Pelo Carnaval, tínhamos aí um bombo ou uns zabumba. A gente chamava zabumba, outros chamavam bombo. Era também uma diversão que nós tínhamos. O meu sogro era fadista nisso, até sangue tinha na pele. Ele esfolava os dedos todos a malhar no bombo. Agarrávamos naquilo, um com o bombo, outro com os pratos, outro com a caixa e outro com a colher de pau. Uma colher grande, levava aí 1 litro de vinho. Começávamos a correr aí as ruas da Benfeita, catrapum, catrapum, catrapum. Depois parávamos num lado, lá enchia a colher de vinho, toda a gente bebia. Depois íamos para outro. Enchia a colher de vinho e a gente sempre a malhar com o zabumba. Noutros tempos diz que havia dois bombos. Isso já não é do meu tempo. Que havia um despique. Tinham dois bombos e aquilo era pais contra filhos e filhos contra pais. Aquilo diz que era uma guerra. O meu tio jogava uma porrada dele e o meu pai. Era um de um lado, o outro do outro. Quando se juntavam jogavam porrada. Pelo Carnaval ainda se fazia mais. Um rancho no fundo, os outros no oiteiro. Os do fundo iam para o oiteiro, os do oiteiro iam para o fundo, e era assim o Carnaval que a gente passava cá.

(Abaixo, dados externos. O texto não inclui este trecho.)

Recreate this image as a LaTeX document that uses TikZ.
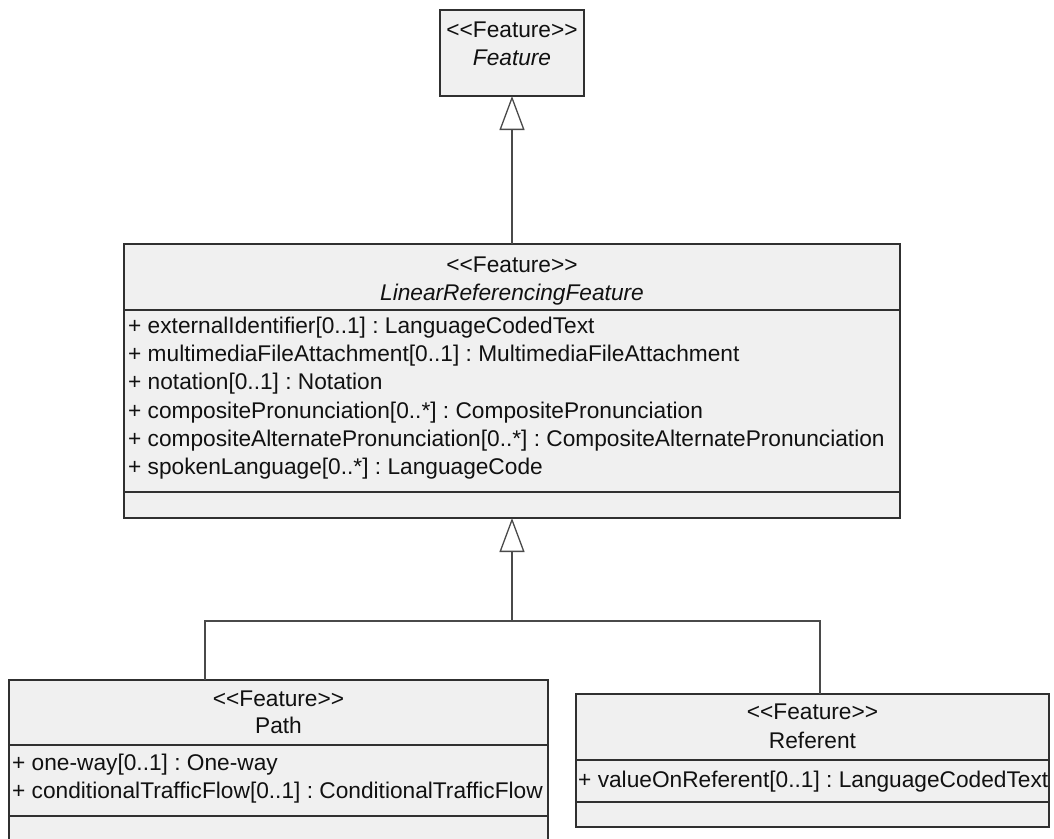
\documentclass[tikz,border=0pt]{standalone}
\usepackage{fontspec}
\setmainfont{Liberation Sans}
\usetikzlibrary{arrows.meta}
\frenchspacing
\definecolor{boxfill}{HTML}{F0F0F0}
\definecolor{boxline}{HTML}{303030}
\definecolor{connline}{HTML}{4A4A4A}
\definecolor{txtcol}{HTML}{111111}
\newcommand{\stereo}[1]{<\kern0pt<#1>\kern0pt>}
\begin{document}
\begin{tikzpicture}[x=1pt,y=-1pt,
  cls/.style={draw=boxline, line width=1.3pt, fill=boxfill, rectangle, inner sep=0pt, outer sep=0pt},
  div/.style={draw=boxline, line width=1.3pt},
  txt/.style={font=\fontsize{22.7}{27}\selectfont, inner sep=0pt, text=txtcol},
  hdr/.style={txt, anchor=base},
  attr/.style={txt, anchor=base west},
  conn/.style={draw=connline, line width=1.3pt},
  gen/.style={conn, -{Triangle[open, width=25pt, length=34pt]}}]
\useasboundingbox (0,0) rectangle (1054,838);
\clip (0,0) rectangle (1054,838);

% ---------- Feature ----------
\node[cls, minimum width=144pt, minimum height=86pt] (feat) at (512,53) {};
\node[hdr] (feats) at (512,37.5) {\stereo{Feature}};
\node[hdr] (featn) at (512,65) {\itshape Feature};

% ---------- LinearReferencingFeature ----------
\node[cls, minimum width=776pt, minimum height=274pt] (lrf) at (512,381) {};
\draw[div] (lrf.west |- 0,310) -- (lrf.east |- 0,310);
\draw[div] (lrf.west |- 0,492) -- (lrf.east |- 0,492);
\node[hdr] (lrfs) at (512,272) {\stereo{Feature}};
\node[hdr] (lrfn) at (512,300) {\itshape LinearReferencingFeature};
\node[attr] (lrfa1) at (128,333.5) {+ externalIdentifier[0..1] : LanguageCodedText};
\node[attr] (lrfa2) at (128,361.7) {+ multimediaFileAttachment[0..1] : MultimediaFileAttachment};
\node[attr] (lrfa3) at (128,389.9) {+ notation[0..1] : Notation};
\node[attr] (lrfa4) at (128,418.1) {+ compositePronunciation[0..*] : CompositePronunciation};
\node[attr] (lrfa5) at (128,446.3) {+ compositeAlternatePronunciation[0..*] : CompositeAlternatePronunciation};
\node[attr] (lrfa6) at (128,474.5) {+ spokenLanguage[0..*] : LanguageCode};

% ---------- Path ----------
\node[cls, minimum width=539pt, minimum height=190pt] (pathbox) at (278.5,775) {};
\draw[div] (pathbox.west |- 0,745) -- (pathbox.east |- 0,745);
\draw[div] (pathbox.west |- 0,816) -- (pathbox.east |- 0,816);
\node[hdr] (paths) at (278.5,706.5) {\stereo{Feature}};
\node[hdr] (pathn) at (278.5,733) {Path};
\node[attr] (patha1) at (12,770) {+ one-way[0..1] : One-way};
\node[attr] (patha2) at (12,798) {+ conditionalTrafficFlow[0..1] : ConditionalTrafficFlow};

% ---------- Referent ----------
\node[cls, minimum width=473pt, minimum height=133pt] (refbox) at (812.5,760.5) {};
\draw[div] (refbox.west |- 0,760) -- (refbox.east |- 0,760);
\draw[div] (refbox.west |- 0,802) -- (refbox.east |- 0,802);
\node[hdr] (refs) at (812.5,719) {\stereo{Feature}};
\node[hdr] (refn) at (812.5,748) {Referent};
\node[attr] (refa1) at (578,787) {+ valueOnReferent[0..1] : LanguageCodedText};

% ---------- Connectors ----------
\coordinate (pj) at (205,621);
\coordinate (rj) at (820,621);
\coordinate (mj) at (512,621);
\draw[gen] (lrf.north) -- (feat.south);
\draw[conn] (pathbox.north -| pj) -- (pj) -- (rj) -- (refbox.north -| rj);
\draw[gen] (mj) -- (lrf.south);
\end{tikzpicture}
\end{document}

Um ano, fizemos aqui um pavilhão, no areal onde está a Junta. A gente foi por esses pinhais fora a cortar pinheiros. Agarráramos aquilo, fizemos lá um cerco e lá dentro então trazíamos a música e fazia-se lá o baile dentro. Os do oiteiro viram aquilo, também fizeram lá no oiteiro. Depois uns do oiteiro vinham cá para baixo e os do fundo iam lá para cima. E assim era as nossas festas, nossas brincadeiras durante esse período dos santos e de Carnaval. Depois era música de um lado, música do outro. Pelo Carnaval cada um saía com o seu rancho, a dar a volta às ruas. Às vezes encontravam-se num lado, mas ninguém tratava mal ninguém. Cada um levava a sua música, cantavam as nossas cantigas. Passavam uns por os outros, eles lá iam para a vida deles, nós íamos à nossa. Depois entretanto acabava o Carnaval.
Ao fim de acabar o Carnaval fazia-se o enterro do Entrudo. Arranjava-se um palhaço numa escada. Levávamos aquilo e depois ia-se queimar aquilo. Pronto, acabava o Carnaval. Na Quarta-feira de Cinzas, havia grelos. Ia-se apanhar porque não se podia comer carne. Ia-se aí pelos chãos fora, apanhar grelos de nabo. À noite, cozia-se os grelos com bacalhau e assim acabava a festa com os grelos. Na Quarta-feira de Cinzas acabava então o Carnaval e começava a Quaresma. Aí então já não se podia comer carne nem nada. À sexta-feira, porque nos outros dias comia-se. Era assim as nossas festas cá, as nossas brincadeiras.